If Olmert called you up for advice, what would you tell him?
I would tell him to release the Palestinian money [Israel has not allowed tax revenues which were normally given to the Palestinian Authority to be transferred since Hamas came to power] to Abu Mazen. What people do not know is that every employee of the [Palestinian] Authority has a bank account, and that is how they receive their salaries. The United States was surprised, shocked, did not know what to do. Finally, it realized how bad it [was] and asked the Europeans to come up with a mechanism. It is certainly possible to put money in those bank accounts and authorize the banks to receive the salaries of everybody who is employed by the Palestinian Authority up to the minute that Hamas took over. This is about political will, not about mechanisms.
Do you think Israel made a big mistake in holding on to that tax money and not giving it to the Palestinians?
Absolutely. I think the United States also made a big mistake in being so precipitous in running around and forcing everybody to cut off funds. Nobody wants to give or is ready to give funds to Hamas. As soon as Hamas was elected, long before it even took over, there should have been some leadership in the world to figure out how to continue to get money in but not give it to the Hamas people. For example, the United States has infrastructure projects. As soon as Hamas was elected, the United States stopped the infrastructure projects, which provide huge numbers of jobs. This happened when work was already going on for constructing water facilities, roads, sewers, telephone lines, etc.
Is the United States reconsidering this policy?
The United States got quite desperate. There was a meeting of the Road Map Quartet [the United States, the European Union, Russia and the United Nations] in New York. The European Union was asked to figure out a mechanism by which humanitarian money could get into the territories without it going to Hamas. But every minute that goes by, the situation deteriorates. I fear it will be a long time before some mechanism is worked out. So there is more and more radicalization. Forget Hamas. All the Palestinian people in general are not blaming Hamas; they are blaming the United States and Israel. It has the unwanted result of radicalizing even those who were not radicalized before because that is what desperation creates.

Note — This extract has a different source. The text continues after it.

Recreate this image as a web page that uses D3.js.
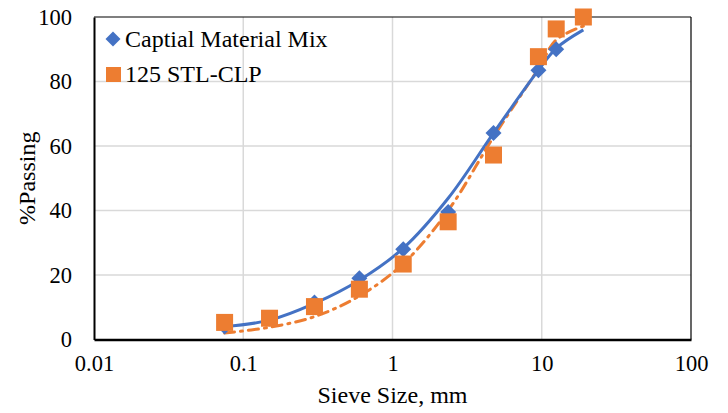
<!DOCTYPE html>
<html>
<head>
<meta charset="utf-8">
<script src="https://cdn.jsdelivr.net/npm/d3@7"></script>
<style>
  html, body { margin: 0; padding: 0; background: #fff; }
  svg { display: block; font-family: "Liberation Serif", "Times New Roman", serif; }
</style>
</head>
<body>
<svg id="chart" width="728" height="413"></svg>
<script>
// ---- data ----
const sieveSizes = [0.075, 0.15, 0.3, 0.6, 1.18, 2.36, 4.75, 9.5, 12.5, 19];
const capitalPoints = [4, 6.5, 11.5, 19, 28, 39.5, 64, 83.5, 90, 100];
const stlPoints = [5.3, 6.6, 10.2, 15.6, 23.4, 36.5, 57.2, 87.7, 96.3, 100];
const capitalCurve = [4, 6, 11.2, 18.4, 28.3, 43.8, 64, 83.5, 90.3, 96];
const stlCurve = [2, 3.8, 7.1, 13.5, 23.5, 40, 62.8, 84, 92.9, 97.2];
const xTicks = [0.01, 0.1, 1, 10, 100];
const xTickLabels = ["0.01", "0.1", "1", "10", "100"];
const yTicks = [0, 20, 40, 60, 80, 100];
const seriesNames = ["Captial Material Mix", "125 STL-CLP"];
const xTitle = "Sieve Size, mm";
const yTitle = "%Passing";

// ---- layout ----
const pLeft = 94, pRight = 691, pTop = 17, pBottom = 339.5;
const blue = "#4472C4", orange = "#ED7D31";

const svg = d3.select("#chart");
const x = d3.scaleLog().domain([0.01, 100]).range([pLeft, pRight]);
const y = d3.scaleLinear().domain([0, 100]).range([pBottom, pTop]);

// gridlines
svg.append("g").selectAll("line").data(yTicks.filter(d => d > 0 && d < 100)).join("line")
  .attr("x1", pLeft).attr("x2", pRight)
  .attr("y1", d => y(d)).attr("y2", d => y(d))
  .attr("stroke", "#d9d9d9").attr("stroke-width", 1.5);
svg.append("g").selectAll("line").data(xTicks.slice(1, -1)).join("line")
  .attr("y1", pTop).attr("y2", pBottom)
  .attr("x1", d => x(d)).attr("x2", d => x(d))
  .attr("stroke", "#d9d9d9").attr("stroke-width", 1.5);

// frame
svg.append("line").attr("x1", pLeft).attr("x2", pRight).attr("y1", pTop).attr("y2", pTop)
  .attr("stroke", "#000").attr("stroke-width", 1.2);
svg.append("line").attr("x1", pRight).attr("x2", pRight).attr("y1", pTop).attr("y2", pBottom)
  .attr("stroke", "#000").attr("stroke-width", 1.2);

// axes
const xAxis = d3.axisBottom(x).tickValues(xTicks).tickFormat((d, i) => xTickLabels[i]).tickSize(0).tickPadding(16);
const gx = svg.append("g").attr("transform", `translate(0,${pBottom})`).call(xAxis);
gx.select(".domain").attr("stroke", "#000").attr("stroke-width", 2.5);
gx.selectAll("text").attr("font-size", "22.5px").attr("fill", "#000")
  .attr("font-family", "Liberation Serif, Times New Roman, serif");

const yAxis = d3.axisLeft(y).tickValues(yTicks).tickSize(0).tickPadding(22);
const gy = svg.append("g").attr("transform", `translate(${pLeft},0)`).call(yAxis);
gy.select(".domain").attr("stroke", "#000").attr("stroke-width", 2);
gy.selectAll("text").attr("font-size", "22.5px").attr("fill", "#000")
  .attr("font-family", "Liberation Serif, Times New Roman, serif");

// axis titles
svg.append("text").attr("x", (pLeft + pRight) / 2).attr("y", 395).attr("dy", "0.35em")
  .attr("text-anchor", "middle").attr("font-size", "24px").text(xTitle);
svg.append("text").attr("transform", `translate(27,${(pTop + pBottom) / 2}) rotate(-90)`)
  .attr("dy", "0.35em").attr("text-anchor", "middle").attr("font-size", "24px").text(yTitle);

// curves
const line = d3.line().curve(d3.curveCatmullRom.alpha(0.5))
  .x(d => x(d[0])).y(d => y(d[1]));
svg.append("path").datum(sieveSizes.map((s, i) => [s, stlCurve[i]]))
  .attr("d", line).attr("fill", "none").attr("stroke", orange).attr("stroke-width", 3)
  .attr("stroke-dasharray", "10,6,2,6").attr("stroke-linecap", "round");
svg.append("path").datum(sieveSizes.map((s, i) => [s, capitalCurve[i]]))
  .attr("d", line).attr("fill", "none").attr("stroke", blue).attr("stroke-width", 3);

// markers
const diamond = (cx, cy, r) => `M${cx},${cy - r}L${cx + r},${cy}L${cx},${cy + r}L${cx - r},${cy}Z`;
svg.append("g").selectAll("path").data(sieveSizes.map((s, i) => [s, capitalPoints[i]])).join("path")
  .attr("d", d => diamond(x(d[0]), y(d[1]), 8)).attr("fill", blue);
svg.append("g").selectAll("rect").data(sieveSizes.map((s, i) => [s, stlPoints[i]])).join("rect")
  .attr("x", d => x(d[0]) - 8.5).attr("y", d => y(d[1]) - 8.5)
  .attr("width", 17).attr("height", 17).attr("fill", orange);

// legend
const lg = svg.append("g");
lg.append("path").attr("d", diamond(113, 39, 7.5)).attr("fill", blue);
lg.append("text").attr("x", 125).attr("y", 39).attr("dy", "0.35em").attr("font-size", "24px").text(seriesNames[0]);
lg.append("rect").attr("x", 106).attr("y", 67).attr("width", 15).attr("height", 15).attr("fill", orange);
lg.append("text").attr("x", 125).attr("y", 74).attr("dy", "0.35em").attr("font-size", "24px").text(seriesNames[1]);
</script>
</body>
</html>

Is there anyone in Israel who agrees with your point of view?
Sure. Talk to any Israeli, even the leadership, they understand all of this and do not know what to do about it.
You think they acted too impulsively themselves?

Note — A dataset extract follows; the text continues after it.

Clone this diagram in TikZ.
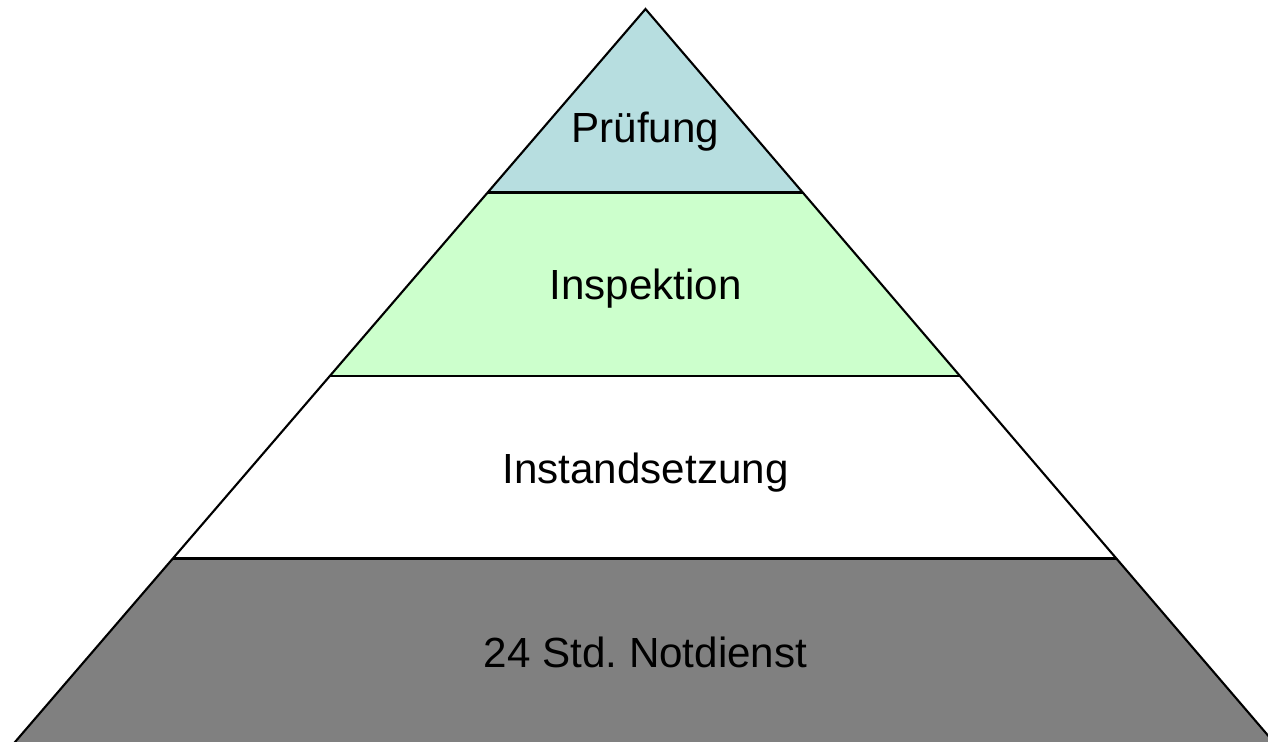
\documentclass[tikz,border=0pt]{standalone}
\usepackage{fontspec}
\setmainfont{Liberation Sans}
\usepackage{xcolor}
\definecolor{pruefblue}{HTML}{B7DEE0}
\definecolor{inspgreen}{HTML}{CCFFCC}
\definecolor{notgray}{HTML}{808080}
\tikzset{
    layer/.style = {draw=black, line width=1.2pt, line join=miter},
    label/.style = {font=\fontsize{24}{28}\selectfont, text=black, inner sep=0pt, anchor=base}
}

\begin{document}
\frenchspacing
\begin{tikzpicture}[x=0.02cm, y=-0.02cm]
\useasboundingbox (0,0) rectangle (1268,741);
\clip (0,0) rectangle (1268,741);
% corners of the layers
\coordinate (apex) at (645.5,9);
\coordinate (l1) at (487.7,192.5);  \coordinate (r1) at (802.8,192.5);
\coordinate (l2) at (329.9,376);    \coordinate (r2) at (960.0,376);
\coordinate (l3) at (173.0,558.5);  \coordinate (r3) at (1116.4,558.5);
\coordinate (l4) at (9.0,749);      \coordinate (r4) at (1279.6,749);

\fill [notgray] (l3) -- (r3) -- (r4) -- (l4) -- cycle;
\fill [white] (l2) -- (r2) -- (r3) -- (l3) -- cycle;
\fill [inspgreen] (l1) -- (r1) -- (r2) -- (l2) -- cycle;
\fill [pruefblue] (apex) -- (r1) -- (l1) -- cycle;

\draw [layer] (l4) -- (apex) -- (r4);
\draw [layer] (l1) -- (r1);
\draw [layer] (l2) -- (r2);
\draw [layer] (l3) -- (r3);

\node (pruef) [label] at (645.5,142) {Prüfung};
\node (insp) [label] at (645.5,299) {Inspektion};
\node (inst) [label] at (645.5,483) {Instandsetzung};
\node (not) [label] at (645.5,667) {24 Std. Notdienst};
\end{tikzpicture}
\end{document}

Yes. Of course, everyone was horrified that Hamas was elected. I think that people overreacted instead of giving them a chance to see if they could govern. Israel should have said: "We are not going to talk to them, we are not going to give them money, we are going to keep quiet and give them a chance." In the meantime, Israel should have figured out other ways to get money in because if people are getting paid from non-Hamas entities or getting their salaries directly in their bank account, that is going to go a long way to keep things calm while Hamas tries to figure out what it is trying to do.
The European Union has not come up with a plan yet?
Not yet, no. Secretary of State Condoleezza Rice went to New York last month and met with the foreign ministers from the [Road Map] Quartet because there was real panic. They just did not realize how bad it was going to get, how fast, how dependent people are on government salaries.